SMALL firms in Huddersfield can now harness the skills and enthusiasm of university graduates under a new internship scheme.
Huddersfield University, which has a successful track record in placing graduates with larger firms – has launched the scheme to enable smaller companies to offer internships lasting up to three months.
Graduates who gain a place will receive £300 a week – half paid by the university.
Kirklees is one of the focus areas for the scheme – along with Calderdale, Wakefield and Barnsley. The scheme aims to start placing interns with firms by the summer and is funding up to 30 places.
The scheme also reflects the importance of supporting the small business sector – which employs almost half of the UK workforce and accounts for 99% of UK firms.
Andrew Stainton, of the university’s careers and employability service said: “Traditionally, small businesses tend not to recruit graduates.

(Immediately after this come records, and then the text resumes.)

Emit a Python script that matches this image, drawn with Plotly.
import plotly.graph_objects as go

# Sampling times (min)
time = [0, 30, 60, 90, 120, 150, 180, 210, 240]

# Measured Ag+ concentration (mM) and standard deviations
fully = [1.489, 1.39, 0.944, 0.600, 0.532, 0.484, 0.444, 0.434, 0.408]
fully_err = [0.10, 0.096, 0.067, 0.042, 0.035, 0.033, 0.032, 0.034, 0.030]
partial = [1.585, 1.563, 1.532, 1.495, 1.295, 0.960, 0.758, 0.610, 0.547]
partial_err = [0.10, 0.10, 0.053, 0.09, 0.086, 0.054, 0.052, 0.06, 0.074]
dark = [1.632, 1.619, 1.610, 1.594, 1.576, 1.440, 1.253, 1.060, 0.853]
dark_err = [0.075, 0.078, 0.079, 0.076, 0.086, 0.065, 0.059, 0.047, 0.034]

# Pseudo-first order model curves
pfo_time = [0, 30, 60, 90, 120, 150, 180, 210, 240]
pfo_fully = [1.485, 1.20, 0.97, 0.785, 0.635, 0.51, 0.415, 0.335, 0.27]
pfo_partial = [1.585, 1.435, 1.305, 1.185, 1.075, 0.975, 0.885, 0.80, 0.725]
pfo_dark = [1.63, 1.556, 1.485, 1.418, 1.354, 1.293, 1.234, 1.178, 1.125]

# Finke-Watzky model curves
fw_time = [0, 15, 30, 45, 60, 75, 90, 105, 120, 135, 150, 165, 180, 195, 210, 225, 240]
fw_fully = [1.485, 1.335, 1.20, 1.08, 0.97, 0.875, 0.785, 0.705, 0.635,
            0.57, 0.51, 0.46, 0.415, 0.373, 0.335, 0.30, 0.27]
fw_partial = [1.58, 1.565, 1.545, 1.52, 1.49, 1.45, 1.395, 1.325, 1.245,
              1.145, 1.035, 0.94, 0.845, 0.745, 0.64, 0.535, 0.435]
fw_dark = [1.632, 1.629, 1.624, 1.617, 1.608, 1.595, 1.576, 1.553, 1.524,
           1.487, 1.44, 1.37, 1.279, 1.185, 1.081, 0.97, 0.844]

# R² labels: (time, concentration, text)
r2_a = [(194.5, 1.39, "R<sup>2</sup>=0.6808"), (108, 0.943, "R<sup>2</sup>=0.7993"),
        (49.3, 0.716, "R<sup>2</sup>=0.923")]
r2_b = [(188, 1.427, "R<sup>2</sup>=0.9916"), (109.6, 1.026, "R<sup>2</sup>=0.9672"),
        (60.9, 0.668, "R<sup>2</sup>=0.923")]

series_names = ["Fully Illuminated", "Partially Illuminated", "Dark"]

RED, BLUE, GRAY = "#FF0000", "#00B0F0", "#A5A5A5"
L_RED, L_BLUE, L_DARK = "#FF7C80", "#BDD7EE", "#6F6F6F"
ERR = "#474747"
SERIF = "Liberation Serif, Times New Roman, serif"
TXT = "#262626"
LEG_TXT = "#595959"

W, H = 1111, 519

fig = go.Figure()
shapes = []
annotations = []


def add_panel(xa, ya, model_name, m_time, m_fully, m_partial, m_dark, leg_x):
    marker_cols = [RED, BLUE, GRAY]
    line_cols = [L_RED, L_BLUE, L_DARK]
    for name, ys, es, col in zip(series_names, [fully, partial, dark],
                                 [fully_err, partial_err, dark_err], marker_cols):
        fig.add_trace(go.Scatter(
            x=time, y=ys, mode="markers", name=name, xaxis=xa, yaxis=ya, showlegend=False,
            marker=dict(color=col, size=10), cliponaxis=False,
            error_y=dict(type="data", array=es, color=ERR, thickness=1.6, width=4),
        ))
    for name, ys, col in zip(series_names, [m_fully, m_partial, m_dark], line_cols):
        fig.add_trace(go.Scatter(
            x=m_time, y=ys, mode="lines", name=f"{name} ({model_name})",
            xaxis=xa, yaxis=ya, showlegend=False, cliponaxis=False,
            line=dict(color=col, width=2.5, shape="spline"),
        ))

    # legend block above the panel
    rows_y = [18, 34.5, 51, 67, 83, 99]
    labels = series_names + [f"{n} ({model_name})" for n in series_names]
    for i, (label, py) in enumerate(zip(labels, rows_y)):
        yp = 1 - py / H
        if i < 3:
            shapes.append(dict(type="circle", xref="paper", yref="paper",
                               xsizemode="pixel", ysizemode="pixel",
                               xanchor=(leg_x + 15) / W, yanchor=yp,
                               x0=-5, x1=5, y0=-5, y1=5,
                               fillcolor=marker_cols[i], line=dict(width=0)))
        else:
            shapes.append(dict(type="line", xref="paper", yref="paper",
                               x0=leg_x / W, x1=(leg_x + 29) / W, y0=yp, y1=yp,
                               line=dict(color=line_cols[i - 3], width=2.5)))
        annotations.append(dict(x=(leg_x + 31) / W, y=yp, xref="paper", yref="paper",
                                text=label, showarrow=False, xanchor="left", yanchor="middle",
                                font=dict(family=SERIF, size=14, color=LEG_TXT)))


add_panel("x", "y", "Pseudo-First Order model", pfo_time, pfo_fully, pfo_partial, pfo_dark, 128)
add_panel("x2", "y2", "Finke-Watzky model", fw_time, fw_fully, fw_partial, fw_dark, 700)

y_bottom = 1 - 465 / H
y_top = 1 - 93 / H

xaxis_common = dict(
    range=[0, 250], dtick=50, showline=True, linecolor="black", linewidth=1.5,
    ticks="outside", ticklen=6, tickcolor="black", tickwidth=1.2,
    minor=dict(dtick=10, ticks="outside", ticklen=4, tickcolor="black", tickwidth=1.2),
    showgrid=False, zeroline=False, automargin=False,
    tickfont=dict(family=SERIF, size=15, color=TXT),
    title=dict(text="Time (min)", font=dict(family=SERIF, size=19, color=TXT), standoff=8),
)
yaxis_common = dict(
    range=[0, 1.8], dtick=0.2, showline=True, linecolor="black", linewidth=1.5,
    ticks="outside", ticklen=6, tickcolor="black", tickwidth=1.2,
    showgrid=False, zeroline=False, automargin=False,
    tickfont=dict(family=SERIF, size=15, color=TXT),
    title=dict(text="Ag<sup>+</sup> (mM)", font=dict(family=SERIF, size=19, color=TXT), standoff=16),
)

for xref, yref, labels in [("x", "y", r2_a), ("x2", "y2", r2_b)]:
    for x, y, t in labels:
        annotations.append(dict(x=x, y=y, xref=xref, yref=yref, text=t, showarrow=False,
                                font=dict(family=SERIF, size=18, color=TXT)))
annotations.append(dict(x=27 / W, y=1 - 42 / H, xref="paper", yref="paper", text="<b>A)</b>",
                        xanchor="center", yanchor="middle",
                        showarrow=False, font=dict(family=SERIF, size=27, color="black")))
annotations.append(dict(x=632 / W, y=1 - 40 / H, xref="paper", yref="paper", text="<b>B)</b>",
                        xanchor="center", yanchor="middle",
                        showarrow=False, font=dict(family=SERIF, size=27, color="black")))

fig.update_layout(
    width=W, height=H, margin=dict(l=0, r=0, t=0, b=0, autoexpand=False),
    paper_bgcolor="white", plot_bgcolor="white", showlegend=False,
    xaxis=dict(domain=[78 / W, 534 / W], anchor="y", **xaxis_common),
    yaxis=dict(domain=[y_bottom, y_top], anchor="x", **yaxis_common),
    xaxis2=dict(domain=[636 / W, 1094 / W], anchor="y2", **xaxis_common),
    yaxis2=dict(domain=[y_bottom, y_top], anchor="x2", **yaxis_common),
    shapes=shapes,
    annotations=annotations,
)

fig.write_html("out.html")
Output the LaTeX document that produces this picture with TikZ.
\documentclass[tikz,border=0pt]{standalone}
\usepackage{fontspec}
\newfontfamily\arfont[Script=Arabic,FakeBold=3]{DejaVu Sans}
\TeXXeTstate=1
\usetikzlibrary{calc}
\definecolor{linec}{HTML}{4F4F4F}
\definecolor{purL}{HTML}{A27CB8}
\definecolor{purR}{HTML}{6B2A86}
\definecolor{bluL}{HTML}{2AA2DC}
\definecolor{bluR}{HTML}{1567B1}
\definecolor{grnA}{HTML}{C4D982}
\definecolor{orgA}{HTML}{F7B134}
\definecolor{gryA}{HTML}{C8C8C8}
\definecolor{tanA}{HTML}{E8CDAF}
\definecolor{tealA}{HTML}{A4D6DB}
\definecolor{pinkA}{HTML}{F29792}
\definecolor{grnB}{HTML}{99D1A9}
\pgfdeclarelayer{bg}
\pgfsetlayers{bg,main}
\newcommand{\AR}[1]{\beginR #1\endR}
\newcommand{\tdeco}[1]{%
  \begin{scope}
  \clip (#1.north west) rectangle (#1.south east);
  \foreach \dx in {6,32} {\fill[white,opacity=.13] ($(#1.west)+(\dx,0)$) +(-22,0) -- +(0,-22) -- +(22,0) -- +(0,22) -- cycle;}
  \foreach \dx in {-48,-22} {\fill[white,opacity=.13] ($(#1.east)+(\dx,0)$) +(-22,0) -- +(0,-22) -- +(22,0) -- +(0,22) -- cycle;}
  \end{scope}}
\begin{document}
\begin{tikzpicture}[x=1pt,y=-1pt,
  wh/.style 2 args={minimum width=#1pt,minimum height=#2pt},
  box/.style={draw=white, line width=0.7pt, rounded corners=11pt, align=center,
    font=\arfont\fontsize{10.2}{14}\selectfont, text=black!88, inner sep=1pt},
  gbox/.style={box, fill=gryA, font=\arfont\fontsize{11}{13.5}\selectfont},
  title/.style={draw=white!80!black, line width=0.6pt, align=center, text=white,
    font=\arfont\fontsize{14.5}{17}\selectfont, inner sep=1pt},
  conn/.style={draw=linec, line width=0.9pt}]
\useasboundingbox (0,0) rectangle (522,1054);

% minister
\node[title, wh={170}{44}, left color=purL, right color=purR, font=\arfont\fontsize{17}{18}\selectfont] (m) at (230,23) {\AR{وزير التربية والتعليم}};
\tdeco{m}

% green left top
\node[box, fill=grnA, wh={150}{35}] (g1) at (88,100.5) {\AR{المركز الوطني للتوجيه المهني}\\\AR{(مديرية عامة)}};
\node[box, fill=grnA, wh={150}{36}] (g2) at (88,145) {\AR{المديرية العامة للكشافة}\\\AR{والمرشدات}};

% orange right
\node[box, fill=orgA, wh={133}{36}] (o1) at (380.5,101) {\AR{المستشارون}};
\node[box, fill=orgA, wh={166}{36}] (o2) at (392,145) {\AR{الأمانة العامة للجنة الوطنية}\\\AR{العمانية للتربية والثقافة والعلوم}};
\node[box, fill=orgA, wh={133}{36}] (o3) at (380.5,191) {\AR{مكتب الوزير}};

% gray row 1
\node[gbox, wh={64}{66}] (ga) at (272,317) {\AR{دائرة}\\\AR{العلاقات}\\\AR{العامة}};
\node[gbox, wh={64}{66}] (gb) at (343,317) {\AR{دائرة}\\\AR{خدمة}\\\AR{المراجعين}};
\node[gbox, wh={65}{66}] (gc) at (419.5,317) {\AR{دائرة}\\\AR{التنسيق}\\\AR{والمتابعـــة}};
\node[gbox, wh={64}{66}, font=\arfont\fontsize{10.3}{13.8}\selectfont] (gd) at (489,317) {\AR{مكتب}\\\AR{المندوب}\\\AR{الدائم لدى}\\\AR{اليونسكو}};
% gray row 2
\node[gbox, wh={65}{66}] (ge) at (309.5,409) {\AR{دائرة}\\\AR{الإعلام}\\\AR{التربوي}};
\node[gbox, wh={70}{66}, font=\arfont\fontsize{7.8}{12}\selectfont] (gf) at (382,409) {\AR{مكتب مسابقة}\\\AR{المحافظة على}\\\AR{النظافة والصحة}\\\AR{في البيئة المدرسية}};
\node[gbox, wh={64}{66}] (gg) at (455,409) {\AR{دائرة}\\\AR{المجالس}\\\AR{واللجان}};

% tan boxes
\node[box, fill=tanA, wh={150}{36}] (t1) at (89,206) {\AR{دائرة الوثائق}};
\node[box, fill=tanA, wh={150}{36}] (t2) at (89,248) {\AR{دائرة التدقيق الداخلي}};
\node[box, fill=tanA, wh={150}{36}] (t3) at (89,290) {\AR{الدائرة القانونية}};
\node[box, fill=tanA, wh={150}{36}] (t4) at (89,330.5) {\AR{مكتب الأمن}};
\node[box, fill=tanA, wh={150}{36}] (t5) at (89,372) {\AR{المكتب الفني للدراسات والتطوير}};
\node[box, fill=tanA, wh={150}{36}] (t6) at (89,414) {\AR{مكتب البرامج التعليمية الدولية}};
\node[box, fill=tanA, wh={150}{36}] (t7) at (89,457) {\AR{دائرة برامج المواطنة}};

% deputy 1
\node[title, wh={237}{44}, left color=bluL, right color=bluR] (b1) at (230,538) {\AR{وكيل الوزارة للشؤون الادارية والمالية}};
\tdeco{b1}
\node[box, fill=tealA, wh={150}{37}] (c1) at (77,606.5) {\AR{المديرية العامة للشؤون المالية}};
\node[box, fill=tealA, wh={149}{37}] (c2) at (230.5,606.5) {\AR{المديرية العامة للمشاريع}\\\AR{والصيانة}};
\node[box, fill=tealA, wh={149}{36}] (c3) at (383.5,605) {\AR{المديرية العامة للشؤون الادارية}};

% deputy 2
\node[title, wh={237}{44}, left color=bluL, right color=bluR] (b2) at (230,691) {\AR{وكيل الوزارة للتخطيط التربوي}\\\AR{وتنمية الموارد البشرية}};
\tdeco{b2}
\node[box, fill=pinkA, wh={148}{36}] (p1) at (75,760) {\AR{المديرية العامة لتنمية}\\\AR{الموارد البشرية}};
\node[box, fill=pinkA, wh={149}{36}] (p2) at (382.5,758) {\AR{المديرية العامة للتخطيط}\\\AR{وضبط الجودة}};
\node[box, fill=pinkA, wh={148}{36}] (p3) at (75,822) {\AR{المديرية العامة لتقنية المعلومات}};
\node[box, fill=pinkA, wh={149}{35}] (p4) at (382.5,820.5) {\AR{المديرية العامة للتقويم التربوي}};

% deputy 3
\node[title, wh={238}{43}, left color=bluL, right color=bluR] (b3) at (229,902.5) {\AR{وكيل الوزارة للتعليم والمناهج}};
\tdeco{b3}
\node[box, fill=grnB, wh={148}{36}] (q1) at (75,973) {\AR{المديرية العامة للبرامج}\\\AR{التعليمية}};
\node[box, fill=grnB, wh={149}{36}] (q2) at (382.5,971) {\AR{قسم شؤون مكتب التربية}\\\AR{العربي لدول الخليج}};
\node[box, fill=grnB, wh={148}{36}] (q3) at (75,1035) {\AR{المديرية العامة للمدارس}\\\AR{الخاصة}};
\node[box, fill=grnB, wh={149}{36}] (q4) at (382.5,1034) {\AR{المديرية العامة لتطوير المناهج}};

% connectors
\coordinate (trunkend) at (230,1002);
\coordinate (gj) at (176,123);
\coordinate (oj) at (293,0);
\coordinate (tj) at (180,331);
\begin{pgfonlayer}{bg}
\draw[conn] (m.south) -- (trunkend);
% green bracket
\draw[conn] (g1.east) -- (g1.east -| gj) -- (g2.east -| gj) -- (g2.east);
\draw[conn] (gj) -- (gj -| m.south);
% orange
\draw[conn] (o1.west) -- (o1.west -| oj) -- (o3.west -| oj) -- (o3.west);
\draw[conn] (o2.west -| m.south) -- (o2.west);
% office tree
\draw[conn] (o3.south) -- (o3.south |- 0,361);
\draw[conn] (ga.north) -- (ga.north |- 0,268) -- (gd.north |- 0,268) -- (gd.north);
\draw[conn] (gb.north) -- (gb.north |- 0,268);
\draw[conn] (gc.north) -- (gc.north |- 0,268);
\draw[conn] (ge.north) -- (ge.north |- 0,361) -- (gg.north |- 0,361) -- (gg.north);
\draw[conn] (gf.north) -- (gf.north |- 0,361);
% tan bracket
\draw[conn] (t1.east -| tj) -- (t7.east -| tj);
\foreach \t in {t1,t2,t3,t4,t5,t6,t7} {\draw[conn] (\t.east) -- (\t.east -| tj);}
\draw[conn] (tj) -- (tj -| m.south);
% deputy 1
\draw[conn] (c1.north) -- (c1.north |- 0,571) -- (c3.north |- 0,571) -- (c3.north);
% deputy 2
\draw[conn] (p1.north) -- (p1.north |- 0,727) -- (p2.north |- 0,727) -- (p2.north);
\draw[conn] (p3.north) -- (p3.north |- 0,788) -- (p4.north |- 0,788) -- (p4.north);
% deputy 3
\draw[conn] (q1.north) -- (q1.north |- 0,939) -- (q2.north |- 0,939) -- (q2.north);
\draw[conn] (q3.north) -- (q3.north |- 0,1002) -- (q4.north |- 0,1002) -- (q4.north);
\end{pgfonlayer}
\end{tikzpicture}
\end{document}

“But one advantage for a small firm is that an internship offers them the chance to take in someone who offers skills that nobody else in the company currently possesses.
“The skills in question might be in IT, marketing or design, but they could be anything. A graduate, from whatever discipline, is someone who is full of fresh ideas, energy and enthusiasm.”
Mr Stainton is now inviting smaller companies – typically those employing fewer than 50 people – to show their interest in offering a graduate internship.
The post will then be advertised to recent Huddersfield University graduates and the careers service team will draw up shortlists of the six most suitable applicants from which the firm can make a final choice.
Mr Stainton said: “We think of ourselves as the local university for local small businesses.
“It’s not just about providing some work experience. The firms will benefit from the skills, ideas and enthusiasm of graduates.
“Students who have done internships have generally made a really positive impact.
“Ideally, they are given a specific project, something they can get their teeth into.”
Mirfield businessman David Cramp, a local representative of the Federation of Small Businesses (FSB), said: “Small businesses traditionally may not consider recruiting a university graduate, especially in such challenging economic times.
“But if the graduate can offer skills and ideas that may not exist in the business, they could prove to be of enormous value.
“Many FSB members have been quick to register their interest in the graduate internship programme.
“The scheme being offered by the university gives small businesses the chance to see what benefit a graduate can add to their business without any major commitment and there has never been a better opportunity to get that development project moving.”
The scheme was also welcomed by Ranjit Rehill, who went on work placement with the Lawrence Batley Theatre while studying at the university – and is now the LBT’s press and marketing office.
She said: “Being in a smaller organisation, I was involved in everything during my placement. All the skills I learned helped me in my final year as well as teaching me how to take more responsibility.”